Sian had followed Rick. She felt her interference might be needed if the two men came to blows.

‘What’s happened?’ Rick demanded belligerently.

Cass looked at him with cool, grey eyes. ‘His condition is still serious; it isn’t hopeless, though.’ He glanced sideways at Sian. ‘Would you go and talk to Annette? She’s very upset, it seems, but she won’t leave the ward and she can’t stay there. The ward sister insists that she can’t see her father again tonight.’

‘Of course,’ Sian said, but Rick shouldered past her.

‘I’ll go. It’s my place to be with Annette.’ He glared at Cass, defying him to argue, but Cass shrugged.

‘OK. Maybe you’re right.’

Rick almost ran and Sian watched him, frowning. Cass watched
her
, thoughtfully. ‘And what were you talking to him about? I wonder if I was wise, allowing you to come along. I keep forgetting you’re a reporter. I hope you weren’t milking him for information, because if you print any of this…’

‘Yes?’ she queried, lifting her brows at him. ‘What will you do? Huff and puff and blow my house down?’

He laughed shortly. ‘Something like that.’

‘I’m shaking in my shoes!’

He considered her with his head slightly to one side, his mouth wry. ‘I wish I was sure I could trust you.’

Green eyes alert, Sian asked, ‘Oh? Why?’

‘I’m faced with something of a problem. Annette can’t sit up in the waiting-room all night, and they won’t let her see her father even if she does, but where else is she to go? She can hardly spend the night in her own home, alone, and in the circumstances I don’t think Wesley should stay there with her.’

‘I don’t see what this has to do with me—’

Sian began, and he suddenly snapped, his face dark red with temper.

‘If you let me finish, you’ll understand what it has to do with you!’

‘Sorry,’ she said drily. He was jealous, of course; he wanted to keep Rick away from Annette, and was that surprising? He didn’t want Annette to spend what should have been
their
wedding night with another man.

He ran a hand through his dark hair, mouth twisting. ‘No, I’m sorry. I’m dead on my feet. This has been quite a day for me, remember.’

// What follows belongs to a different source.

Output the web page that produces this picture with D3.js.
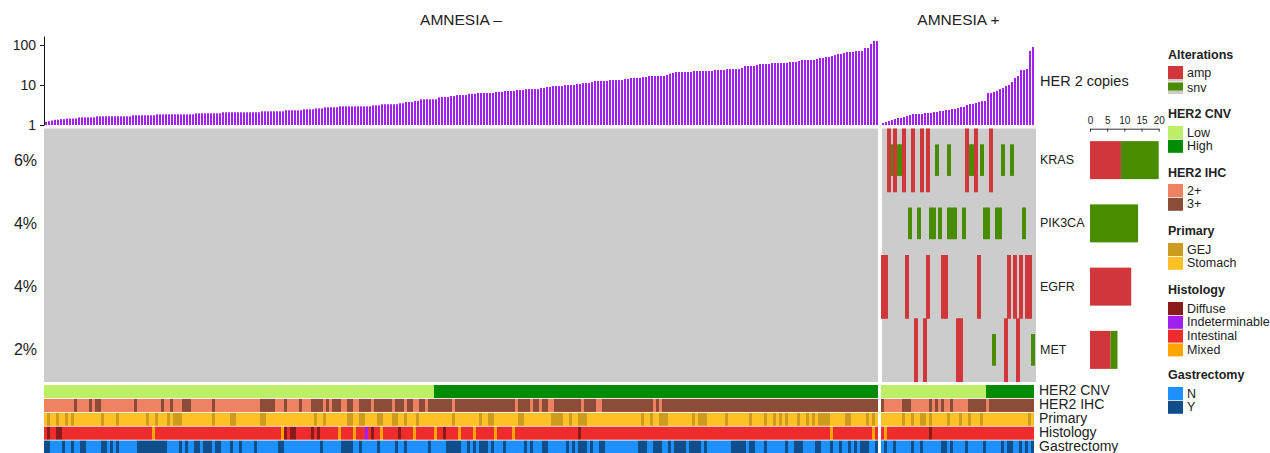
<!DOCTYPE html>
<html><head><meta charset="utf-8">
<script src="https://cdn.jsdelivr.net/npm/d3@7"></script>
<style>
body{margin:0;background:#fff;}
text{font-family:"Liberation Sans",Arial,Helvetica,sans-serif;fill:#222;}
</style>
</head><body>
<svg id="c" width="1270" height="453"></svg>
<script>
// ---------------- DATA ----------------
const groups = ["AMNESIA –", "AMNESIA +"];
// HER2 copies per sample (sorted within each group)
const copiesNeg = [
1.2,1.25,1.3,1.35,1.35,1.4,1.4,1.45,1.45,1.45,1.45,
1.55,1.55,1.55,1.55,1.55,1.55,
1.65,1.65,1.65,1.65,1.65,1.65,1.65,1.65,1.65,1.65,1.65,1.65,
1.75,1.75,1.75,1.75,1.75,1.75,1.75,1.75,
1.85,1.85,1.85,1.85,1.85,1.85,1.85,1.85,1.85,1.85,1.85,1.85,1.85,
1.96,1.96,1.96,1.96,1.96,1.96,1.96,1.96,1.96,
2.08,2.08,2.08,2.08,2.08,2.08,2.08,2.08,2.08,2.08,2.08,2.08,2.08,
2.2,2.2,2.2,2.2,2.2,2.2,2.2,2.2,
2.33,2.33,2.33,2.33,2.33,2.33,2.47,2.47,2.47,2.47,2.6,2.6,2.6,
2.77,2.77,2.77,2.77,2.77,2.93,2.93,2.93,2.93,2.93,2.93,2.93,2.93,2.93,2.93,2.93,
3.1,3.1,3.1,3.3,3.3,3.3,3.3,3.3,3.3,3.5,3.5,3.75,3.75,3.75,4.0,4.0,
4.4,4.4,4.4,4.4,4.4,4.4,4.9,5.0,5.0,5.0,5.3,5.3,
5.6,5.6,5.6,5.6,6.0,6.0,6.0,6.3,6.3,6.3,6.3,6.3,6.3,
6.7,6.7,6.7,7.1,7.1,7.1,7.1,7.5,7.5,7.5,
7.9,7.9,7.9,7.9,7.9,8.4,8.4,8.9,8.9,9.4,9.4,9.4,9.4,
10,10,10,10,10.6,10.6,11.2,11.2,11.2,11.9,
12.6,12.6,12.6,12.6,12.6,13.3,13.3,13.3,13.3,13.3,
14.1,14.1,15,15,15,15,15.8,15.8,16.8,16.8,16.8,16.8,16.8,16.8,
17.8,19.2,20,21.1,21.1,21.1,21.1,21.1,21.1,
22.4,22.4,22.4,22.4,22.4,22.4,22.4,23.7,23.7,23.7,23.7,
25,25,25,25,25,26.6,29.8,29.8,29.8,29.8,31.6,
33.5,33.5,33.5,33.5,35.5,35.5,35.5,35.5,35.5,35.5,
37.6,37.6,37.6,39.8,42.2,42.2,42.2,42.2,42.2,44.7,
47.3,47.3,50,50,53,56,59.6,59.6,63,
66.8,66.8,66.8,70.8,70.8,70.8,84,84,106,126,126
];
const copiesPos = [
1.12,1.19,1.26,1.33,1.41,1.5,1.5,1.58,1.68,1.78,
1.88,1.88,1.88,1.88,2.0,2.0,2.0,2.11,2.11,2.24,2.24,2.37,2.37,2.51,2.51,
2.66,2.82,2.82,3.16,3.35,3.35,3.55,3.76,3.98,3.98,
6.3,6.3,6.7,7.1,7.9,8.4,9.4,10,11.9,15,16.8,23.7,23.7,25.1,70.8,89
];
const copyTicks = [1, 10, 100];

// Alterations (sample indices within AMNESIA + group)
const genes = ["KRAS", "PIK3CA", "EGFR", "MET"];
const krasAmp = [2,4,7,10,13,15,28,31,36];
const krasSnv = [3,4,5,6,18,22,29,30,33,40,43];
const pik3caAmp = [];
const pik3caSnv = [9,12,16,17,19,22,23,24,27,34,35,38,39,47];
const egfrAmp = [0,1,8,15,20,21,32,42,44,46,48,49];
const egfrSnv = [];
const metAmp = [11,14,25,26,41,45];
const metSnv = [37,50];
const countTicks = [0,5,10,15,20];

// Annotation tracks
const trackNames = ["HER2 CNV", "HER2 IHC", "Primary", "Histology", "Gastrectomy"];
const negCnvRuns = [["Low",130],["High",148]];
const posCnvRuns = [["Low",35],["High",16]];
const negIhcRuns = [["2+",10],["3+",1],["2+",4],["3+",1],["2+",1],["3+",2],["2+",11],["3+",1],["2+",8],["3+",1],["2+",2],["3+",1],["2+",3],["3+",3],["2+",7],["3+",1],["2+",15],["3+",5],["2+",3],["3+",1],["2+",4],["3+",1],["2+",3],["3+",4],["2+",1],["3+",1],["2+",1],["3+",3],["2+",2],["3+",2],["2+",2],["3+",4],["2+",1],["3+",6],["2+",1],["3+",3],["2+",1],["3+",2],["2+",2],["3+",2],["2+",1],["3+",8],["2+",1],["3+",20],["2+",1],["3+",4],["2+",1],["3+",2],["2+",1],["3+",2],["2+",2],["3+",9],["2+",1],["3+",4],["2+",2],["3+",17],["2+",1],["3+",1],["2+",1],["3+",72]];
const posIhcRuns = [["3+",1],["2+",6],["3+",3],["2+",6],["3+",1],["2+",1],["3+",1],["2+",1],["3+",1],["2+",2],["3+",1],["2+",5],["3+",6],["2+",1],["3+",15]];
const negGej = [1,4,7,9,19,24,34,37,41,43,44,45,56,62,63,72,73,90,93,101,102,105,106,111,112,116,117,120,124,136,145,148,149,158,159,169,170,171,172,175,178,179,180,199,202,205,206,207,216,218,219,220,227,235,240,243,245,247,251,254,256,258,259,260,261,267,268,274,276];
const posGej = [7,10,13,14,16,22,26,29,33,49];
const negDiffuse = [1,4,5,80,82,83,89,91,109,118,133,178];
const negMixed = [36,79,98,103,112,123,130,138,143,150,156,262,276];
const negIndet = [107];
const posDiffuse = [16];
const posMixed = [1];
const negGastY = [0,1,6,9,12,13,19,20,22,24,31,32,33,34,35,36,37,38,39,40,45,47,50,51,53,54,55,57,58,62,65,70,78,79,92,99,100,101,102,105,111,117,120,128,134,135,136,137,138,141,143,145,146,147,149,153,160,162,166,167,174,176,178,179,180,182,185,186,198,199,200,203,204,205,208,210,211,212,213,215,216,217,218,220,229,230,231,232,233,235,236,240,247,250,251,252,257,258,262,265,268,270,272,273,274,277];
const posGastY = [1,4,10,13,20,21,23,28,34,40,42,43,46,48,50];

// Legend
const legAlter = ["amp","snv"];
const legCnv = ["Low","High"];
const legIhc = ["2+","3+"];
const legPrimary = ["GEJ","Stomach"];
const legHist = ["Diffuse","Indeterminable","Intestinal","Mixed"];
const legGast = ["N","Y"];

const colors = {
  amp:"#d0363a", snv:"#4a8c00", bg:"#cccccc", bar:"#a020f0",
  Low:"#bcee68", High:"#008b00", "2+":"#ee8262", "3+":"#8b4c39",
  GEJ:"#cd9b1d", Stomach:"#ffc125",
  Diffuse:"#8b1a1a", Indeterminable:"#a020f0", Intestinal:"#ee2c2c", Mixed:"#ffa500",
  N:"#1e90ff", Y:"#104e8b"
};

// ---------------- HELPERS ----------------
const fromRuns = runs => runs.flatMap(([v,n]) => Array(n).fill(v));
function fromIdx(n, def, pairs){
  const a = Array(n).fill(def);
  pairs.forEach(([v, idx]) => idx.forEach(i => { if (i < n) a[i] = v; }));
  return a;
}
const nNeg = copiesNeg.length, nPos = copiesPos.length, nTot = nNeg + nPos;

const tracksNeg = {
  "HER2 CNV": fromRuns(negCnvRuns),
  "HER2 IHC": fromRuns(negIhcRuns),
  "Primary": fromIdx(nNeg, "Stomach", [["GEJ", negGej]]),
  "Histology": fromIdx(nNeg, "Intestinal", [["Diffuse", negDiffuse],["Mixed", negMixed],["Indeterminable", negIndet]]),
  "Gastrectomy": fromIdx(nNeg, "N", [["Y", negGastY]])
};
const tracksPos = {
  "HER2 CNV": fromRuns(posCnvRuns),
  "HER2 IHC": fromRuns(posIhcRuns),
  "Primary": fromIdx(nPos, "Stomach", [["GEJ", posGej]]),
  "Histology": fromIdx(nPos, "Intestinal", [["Diffuse", posDiffuse],["Mixed", posMixed]]),
  "Gastrectomy": fromIdx(nPos, "N", [["Y", posGastY]])
};
const ampOf = {KRAS:krasAmp, PIK3CA:pik3caAmp, EGFR:egfrAmp, MET:metAmp};
const snvOf = {KRAS:krasSnv, PIK3CA:pik3caSnv, EGFR:egfrSnv, MET:metSnv};

// ---------------- SCALES ----------------
const svg = d3.select("#c");
const xNeg = d3.scaleBand().domain(d3.range(nNeg)).range([44, 878]);
const xPos = d3.scaleBand().domain(d3.range(nPos)).range([881, 1034]);
const yCop = d3.scaleLog().domain([1, 168]).range([125, 36]);
const yRow = d3.scaleBand().domain(genes).range([128.5, 381.5]);
const yTrack = d3.scaleBand().domain(trackNames).range([385, 453.6]).paddingInner(0.06);
const xCnt = d3.scaleLinear().domain([0, 20]).range([1090, 1158.7]);

// ---------------- TITLES ----------------
svg.append("text").attr("x", (44+878)/2).attr("y", 25).attr("text-anchor","middle")
  .style("font-size","15.5px").text(groups[0]);
svg.append("text").attr("x", (882+1035)/2).attr("y", 25).attr("text-anchor","middle")
  .style("font-size","15.5px").text(groups[1]);

// ---------------- TOP BARS ----------------
const yAx = svg.append("g").attr("transform","translate(44,0)")
  .call(d3.axisLeft(yCop).tickValues(copyTicks).tickFormat(d3.format("d")).tickSizeOuter(0).tickSizeInner(4).tickPadding(4));
yAx.select(".domain").attr("stroke","#111");
yAx.selectAll(".tick line").attr("stroke","#111");
yAx.selectAll("text").style("font-size","14px").attr("fill","#222");

svg.append("g").selectAll("rect").data(copiesNeg).join("rect")
  .attr("x",(d,i)=>xNeg(i)+1).attr("width",2)
  .attr("y",d=>yCop(d)).attr("height",d=>yCop(1)-yCop(d)).attr("fill",colors.bar);
svg.append("g").selectAll("rect").data(copiesPos).join("rect")
  .attr("x",(d,i)=>xPos(i)+1).attr("width",2)
  .attr("y",d=>yCop(d)).attr("height",d=>yCop(1)-yCop(d)).attr("fill",colors.bar);
svg.append("text").attr("x",1040).attr("y",81).attr("dominant-baseline","central")
  .style("font-size","14.5px").text("HER 2 copies");

// ---------------- MUTATION MATRIX ----------------
svg.append("rect").attr("x",44).attr("y",128.5).attr("width",834).attr("height",253.5).attr("fill",colors.bg);
svg.append("rect").attr("x",882).attr("y",128.5).attr("width",154).attr("height",253.5).attr("fill",colors.bg);
const step = yRow.step();
genes.forEach(g => {
  const y0 = yRow(g), yc = y0 + step/2;
  svg.append("g").selectAll("rect").data(snvOf[g]).join("rect")
    .attr("x", j => xPos(j)).attr("width", 4)
    .attr("y", yc - step/4).attr("height", step/2).attr("fill", colors.snv);
  svg.append("g").selectAll("rect").data(ampOf[g]).join("rect")
    .attr("x", j => xPos(j)).attr("width", 4)
    .attr("y", y0).attr("height", step + 0.5).attr("fill", colors.amp);
  const altered = new Set([...ampOf[g], ...snvOf[g]]);
  svg.append("text").attr("x",37).attr("y",yc).attr("text-anchor","end").attr("dominant-baseline","central")
    .style("font-size","16px").text(Math.round(altered.size / nTot * 100) + "%");
  svg.append("text").attr("x",1040).attr("y",yc).attr("dominant-baseline","central")
    .style("font-size","12.5px").text(g);
  // side counts
  const na = ampOf[g].length, ns = snvOf[g].length;
  svg.append("rect").attr("x",xCnt(0)).attr("y",yc-19).attr("width",xCnt(na)-xCnt(0)).attr("height",38).attr("fill",colors.amp);
  svg.append("rect").attr("x",xCnt(na)).attr("y",yc-19).attr("width",xCnt(na+ns)-xCnt(na)).attr("height",38).attr("fill",colors.snv);
});
const cAx = svg.append("g").attr("transform","translate(0,128.7)")
  .call(d3.axisTop(xCnt).tickValues(countTicks).tickSizeInner(-3).tickSizeOuter(0).tickPadding(5));
cAx.select(".domain").attr("stroke","#333");
cAx.selectAll(".tick line").attr("stroke","#333");
cAx.selectAll("text").style("font-size","10px").attr("fill","#222");

// ---------------- ANNOTATION TRACKS ----------------
trackNames.forEach(t => {
  const y = yTrack(t), h = yTrack.bandwidth();
  svg.append("g").selectAll("rect").data(tracksNeg[t]).join("rect")
    .attr("x",(d,i)=>xNeg(i)).attr("width",xNeg.bandwidth()).attr("y",y).attr("height",h)
    .attr("fill",d=>colors[d]);
  svg.append("g").selectAll("rect").data(tracksPos[t]).join("rect")
    .attr("x",(d,i)=>xPos(i)).attr("width",xPos.bandwidth()).attr("y",y).attr("height",h)
    .attr("fill",d=>colors[d]);
  svg.append("text").attr("x",1039).attr("y",y+h/2-1.3).attr("dominant-baseline","central")
    .style("font-size","14px").text(t);
});

// ---------------- LEGEND ----------------
const lx = 1168;
function legendTitle(y, s){
  svg.append("text").attr("x",lx).attr("y",y).attr("dominant-baseline","central")
    .style("font-size","12.5px").style("font-weight","bold").text(s);
}
function legendItems(y0, items){
  items.forEach((it,k)=>{
    const y = y0 + 13.8*k;
    svg.append("rect").attr("x",lx).attr("y",y).attr("width",15).attr("height",13).attr("fill",colors[it]);
    svg.append("text").attr("x",lx+19).attr("y",y+6.5).attr("dominant-baseline","central")
      .style("font-size","12.5px").text(it);
  });
}
legendTitle(55, "Alterations");
// alteration swatches drawn on the grey background
svg.append("rect").attr("x",lx).attr("y",66).attr("width",15).attr("height",15.5).attr("fill",colors.bg);
svg.append("rect").attr("x",lx).attr("y",66).attr("width",15).attr("height",13).attr("fill",colors.amp);
svg.append("text").attr("x",lx+19).attr("y",73).attr("dominant-baseline","central").style("font-size","12.5px").text(legAlter[0]);
svg.append("rect").attr("x",lx).attr("y",82.5).attr("width",15).attr("height",11.5).attr("fill",colors.bg);
svg.append("rect").attr("x",lx).attr("y",82.5).attr("width",15).attr("height",8).attr("fill",colors.snv);
svg.append("text").attr("x",lx+19).attr("y",87.5).attr("dominant-baseline","central").style("font-size","12.5px").text(legAlter[1]);

legendTitle(114, "HER2 CNV"); legendItems(126, legCnv);
legendTitle(172.5, "HER2 IHC"); legendItems(184, legIhc);
legendTitle(231, "Primary"); legendItems(243, legPrimary);
legendTitle(290, "Histology"); legendItems(302, legHist);
legendTitle(375, "Gastrectomy"); legendItems(387, legGast);
</script>
</body></html>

She nodded. ‘You must be very tired.’ And miserable and angry and a lot of other things, she thought, watching him with sympathy. In fact, on the whole he was behaving very well. Many men in his situation would have been quite different; bitter and vindictive, to say the least. William Cassidy was being positively saintly. Viewing the hard angles of his face, the cool assurance of those eyes, Sian suddenly wondered about that. Was his generosity entirely without motive? Surely he didn’t still hope to get Annette back?